Stone’s position has not changed much since then—the 2015 report by the Committee on Freedom of Expression, which has been adopted by Princeton faculty and Purdue University’s board of trustees, states that “it is not the proper role of the university to attempt to shield individuals from ideas and opinions they find unwelcome, disagreeable, or even deeply offensive.”

The news comes at a time when the University is amping up its messaging on its commitment to free speech—on Wednesday, incoming first-years received a letter from Dean of Students John “Jay” Ellison, in which he condemned trigger warnings and intellectual safe spaces.

The News Office told The Maroon in an e-mail that all returning students will receive a copy of Dean of the College John W. Boyer’s monograph on the history of the University’s commitment to the freedom of expression, which was sent to incoming first-years with Ellison’s letter.

“If we refuse to offer trigger warnings or to silence those with controversial opinions, it is not because we think less of individual sensitivities, but because we believe so strongly in the intellectual energy of our students and in their ability to contribute meaningfully to discourse by confronting and reasoning with unfamiliar ideas,” reads the monograph. “The University does not regulate student speech…. Nor do we engage in censured practices, such as ‘trigger warnings’ or ‘safe spaces,’ that would treat our students as being incapable of tough-minded and independent judgment.”

President of the College Republicans Matthew Foldi also posted screenshots online of an e-mail from Ellison to a student in which he allegedly wrote that all returning students will receive a modified version of his free speech cover letter upon arrival on campus this Autumn.

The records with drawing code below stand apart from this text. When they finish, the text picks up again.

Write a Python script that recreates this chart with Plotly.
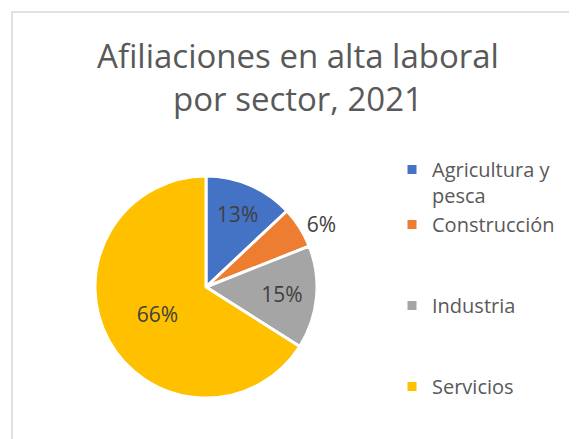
import plotly.graph_objects as go

sectors = ["Agricultura y<br>pesca", "Construcción", "Industria", "Servicios"]
shares = [13, 6, 15, 66]
colors = ["#4472C4", "#ED7D31", "#A5A5A5", "#FFC000"]
label_pos = ["inside", "outside", "inside", "inside"]

W, H = 577, 439
cx, cy, r = 198, 279, 111

# legend labels padded with blank lines for Excel-like spacing between entries
def legend_label(name):
    n = len(name.split("<br>"))
    return name + ("<br>&nbsp;" * (3 - n) if n == 1 else "")

fig = go.Figure(go.Pie(
    labels=[legend_label(s) for s in sectors],
    values=shares,
    sort=False,
    direction="clockwise",
    rotation=0,
    marker=dict(colors=colors, line=dict(color="white", width=3)),
    texttemplate="%{percent:.0%}",
    textposition=label_pos,
    insidetextorientation="horizontal",
    textfont=dict(family="Open Sans", size=21, color="#404040"),
    domain=dict(x=[(cx - r) / W, (cx + r) / W], y=[1 - (cy + r) / H, 1 - (cy - r) / H]),
    hoverinfo="percent",
))

fig.update_layout(
    width=W, height=H,
    margin=dict(l=0, r=0, t=0, b=0, autoexpand=False),
    paper_bgcolor="white",
    title=dict(text="Afiliaciones en alta laboral<br>por sector, 2021",
               x=290 / W, xanchor="center", y=1 - 60 / H, yanchor="middle",
               font=dict(family="Open Sans", size=33, color="#595959")),
    legend=dict(x=384 / W, xanchor="left", y=1 - 142 / H, yanchor="top",
                font=dict(family="Open Sans", size=20, color="#595959"),
                itemwidth=30, valign="top", traceorder="normal"),
    shapes=[dict(type="rect", xref="paper", yref="paper",
                 x0=4 / W, x1=1.2, y0=-0.2, y1=1 - 4 / H,
                 line=dict(color="#D9D9D9", width=1.5))],
)

fig.write_html("out.html")
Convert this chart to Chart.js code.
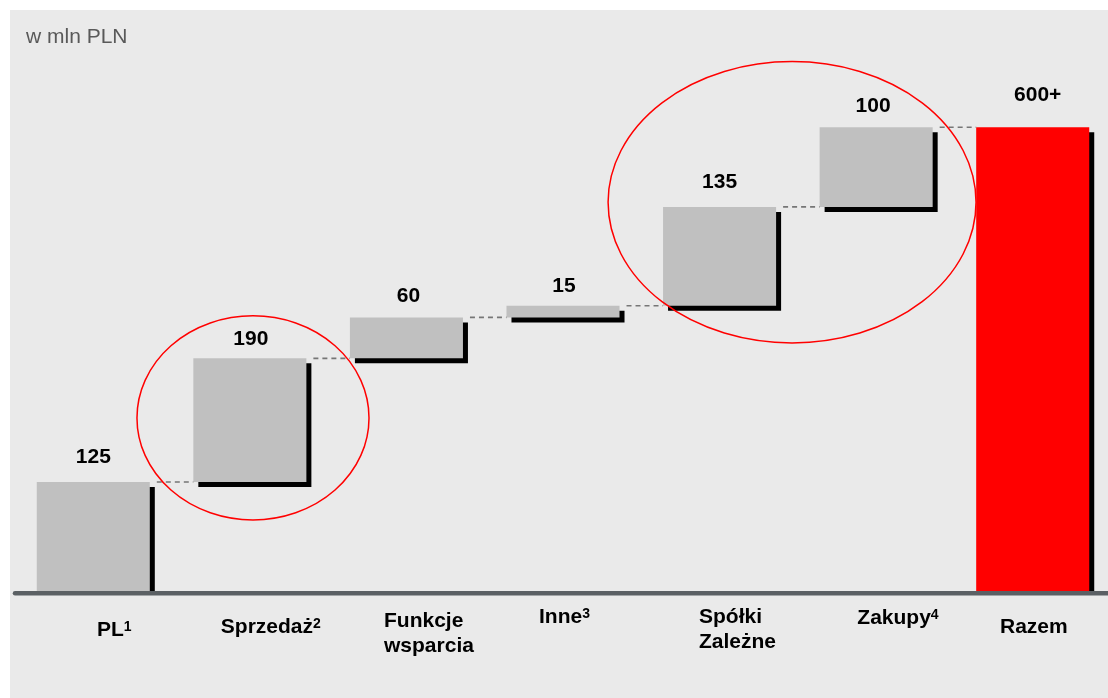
<!DOCTYPE html>
<html>
<head>
<meta charset="utf-8">
<script src="https://cdn.jsdelivr.net/npm/chart.js@4.4.1/dist/chart.umd.min.js"></script>
<style>
    html, body { margin: 0; padding: 0; background: #ffffff; overflow: hidden; width: 1108px; height: 698px; }
    #panel { position: absolute; left: 10px; top: 10px; width: 1098px; height: 688px; background: #eaeaea; }
    #wrap { position: absolute; left: 0; top: 0; width: 1111px; height: 698px; }
</style>
</head>
<body>
<div id="panel"></div>
<div id="wrap"><canvas id="waterfallChart" width="1111" height="698"></canvas></div>
<script>
// Data. Bar heights are as drawn (the slide does not
// draw them to the scale of the printed numbers), in units where the total is 600.
const categoryLines = [['PL'], ['Sprzedaż'], ['Funkcje', 'wsparcia'], ['Inne'], ['Spółki', 'Zależne'], ['Zakupy'], ['Razem']];
const footnotes = ['1', '2', '', '3', '', '4', ''];
const valueLabels = ['125', '190', '60', '15', '135', '100', '600+'];
const stepHeights = [141, 160, 53, 15, 128, 103];
const totalHeight = 600;
const unitLabel = 'w mln PLN';

// highlight ellipses: centre in category index / value units, radii the same
const highlightEllipses = [
    { cx: 1.02, cy: 224, rx: 0.741, ry: 132 },
    { cx: 4.463, cy: 503, rx: 1.175, ry: 182 }
];

// build floating bars from the steps
const barStarts = [];
const barEnds = [];
let runningTotal = 0;
stepHeights.forEach(function(step) {
    barStarts.push(runningTotal);
    runningTotal += step;
    barEnds.push(runningTotal);
});
barStarts.push(0);
barEnds.push(totalHeight);

const barData = barStarts.map(function(start, i) { return [start, barEnds[i]]; });
const barColors = categoryLines.map(function(_, i) { return i === categoryLines.length - 1 ? '#ff0000' : '#c0c0c0'; });

// label placement (style only)
const valueLabelGap = [19, 13, 15, 14, 19, 15, 26];
const valueLabelShift = [0, 1, 2, 1, 0, -3, 5];
const categoryLabelLayout = [
    { dx: 3.7, dy: 45 },
    { dx: -29, dy: 42 },
    { dx: -22.4, dy: 36 },
    { dx: -24, dy: 32 },
    { dx: -20.6, dy: 32 },
    { dx: -18.8, dy: 33 },
    { dx: -32.7, dy: 42 }
];
const fontFamily = "'Liberation Sans', Arial, sans-serif";

const waterfallDecor = {
    id: 'waterfallDecor',
    beforeDatasetsDraw: function(chart) {
        const ctx = chart.ctx;
        ctx.save();
        ctx.shadowColor = '#000000';
        ctx.shadowOffsetX = 5;
        ctx.shadowOffsetY = 5;
        ctx.shadowBlur = 0;
    },
    afterDatasetsDraw: function(chart) {
        const ctx = chart.ctx;
        ctx.restore();

        const xScale = chart.scales.x;
        const yScale = chart.scales.y;
        const bars = chart.getDatasetMeta(0).data;
        const zeroY = yScale.getPixelForValue(0);

        // dashed connectors
        ctx.save();
        ctx.strokeStyle = '#767676';
        ctx.lineWidth = 1.6;
        ctx.setLineDash([5, 4]);
        for (let i = 0; i < bars.length - 1; i++) {
            const y = yScale.getPixelForValue(barEnds[i]);
            const x1 = bars[i].x + bars[i].width / 2 + 7;
            const x2 = bars[i + 1].x - bars[i + 1].width / 2;
            ctx.beginPath();
            ctx.moveTo(x1, y);
            ctx.lineTo(x2, y);
            ctx.stroke();
        }
        ctx.restore();

        // base line
        ctx.save();
        ctx.strokeStyle = '#5b6064';
        ctx.lineWidth = 4.5;
        ctx.lineCap = 'round';
        ctx.beginPath();
        ctx.moveTo(15, zeroY + 2.3);
        ctx.lineTo(chart.width + 5, zeroY + 2.3);
        ctx.stroke();
        ctx.restore();

        // red highlight ellipses
        ctx.save();
        ctx.strokeStyle = '#ff0000';
        ctx.lineWidth = 1.5;
        highlightEllipses.forEach(function(e) {
            const cx = xScale.getPixelForValue(e.cx);
            const cy = yScale.getPixelForValue(e.cy);
            const rx = xScale.getPixelForValue(e.cx + e.rx) - cx;
            const ry = cy - yScale.getPixelForValue(e.cy + e.ry);
            ctx.beginPath();
            ctx.ellipse(cx, cy, rx, ry, 0, 0, Math.PI * 2);
            ctx.stroke();
        });
        ctx.restore();

        // value labels
        ctx.save();
        ctx.fillStyle = '#000000';
        ctx.font = 'bold 21px ' + fontFamily;
        ctx.textAlign = 'center';
        ctx.textBaseline = 'alphabetic';
        bars.forEach(function(bar, i) {
            ctx.fillText(valueLabels[i], bar.x + valueLabelShift[i], bar.y - valueLabelGap[i]);
        });
        ctx.restore();

        // category labels with footnote marks
        ctx.save();
        ctx.fillStyle = '#000000';
        ctx.textAlign = 'left';
        ctx.textBaseline = 'alphabetic';
        bars.forEach(function(bar, i) {
            const layout = categoryLabelLayout[i];
            const left = bar.x + layout.dx;
            const lines = categoryLines[i];
            let lastWidth = 0;
            let lastY = 0;
            ctx.font = 'bold 21px ' + fontFamily;
            lines.forEach(function(line, j) {
                const y = zeroY + layout.dy + j * 25;
                ctx.fillText(line, left, y);
                lastWidth = ctx.measureText(line).width;
                lastY = y;
            });
            if (footnotes[i]) {
                ctx.font = 'bold 14px ' + fontFamily;
                ctx.fillText(footnotes[i], left + lastWidth, lastY - 5);
            }
        });
        ctx.restore();

        // unit caption
        ctx.save();
        ctx.fillStyle = '#595959';
        ctx.font = '21px ' + fontFamily;
        ctx.textAlign = 'left';
        ctx.textBaseline = 'alphabetic';
        ctx.fillText(unitLabel, 26, 43);
        ctx.restore();
    }
};

const waterfallContext = document.getElementById('waterfallChart').getContext('2d');

const waterfallChart = new Chart(waterfallContext, {
    type: 'bar',
    data: {
        labels: categoryLines.map(function(lines) { return lines.join(' '); }),
        datasets: [{
            data: barData,
            backgroundColor: barColors,
            borderWidth: 0,
            borderSkipped: false,
            barPercentage: 0.722,
            categoryPercentage: 1
        }]
    },
    options: {
        responsive: false,
        devicePixelRatio: 1,
        animation: false,
        layout: { padding: { left: 15, right: 0, top: 50, bottom: 107 } },
        plugins: {
            legend: { display: false },
            tooltip: { enabled: false }
        },
        scales: {
            x: { display: false },
            y: { display: false, min: 0, max: 700 }
        }
    },
    plugins: [waterfallDecor]
});
</script>
</body>
</html>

University spokesperson Jeremy Manier said that he did not think this version of the cover letter had been written yet, and Ellison was not available for comment because he is out of the office until September 2.

The Provost’s office is also asking the newly created faculty Committee on University Discipline for Disruptive Conduct to “provide recommendations for educational programming on the importance of freedom of expression, fostering understanding among students that their right to free expression is the same right that they and we must accord to others,” after a year in which talks on campus by a pro-Israel Palestinian human rights activist and the sitting Cook County’s State’s Attorney were interrupted by protests. The recommendations are due by December 31 of this year. 

Stone was not immediately available for comment on the announcement, but he spoke to several news outlets last week in the wake of Ellison’s letter.

“We didn’t feel we were doing something, internal to the University of Chicago, that was in any way radical or different,” he told the New York Times, “but my guess, if you asked most of these institutions 10 or 20 years ago, they would have said more or less what we said in our statement.”

“The right thing to do is empower the students, help them understand how to fight, combat and respond, not to insulate them from things they will have to face later,” Stone told the Chicago Tribune.

Stone also spoke at length to Boston’s NPR News Station WBUR 90.9 about trigger warnings and safe spaces.

“The student reaction in general to the university policy has been extraordinarily enthusiastic,” he said. “Chicago has long defined itself as an institution that is deeply committed to academic freedom, or free expression. People who come here know that, they take pride in that and frankly people who I think are intimidated by that sensibly choose to go somewhere else.”

The annual Aims of Education address will be given during O-Week, but the University has yet to release the specific date and time.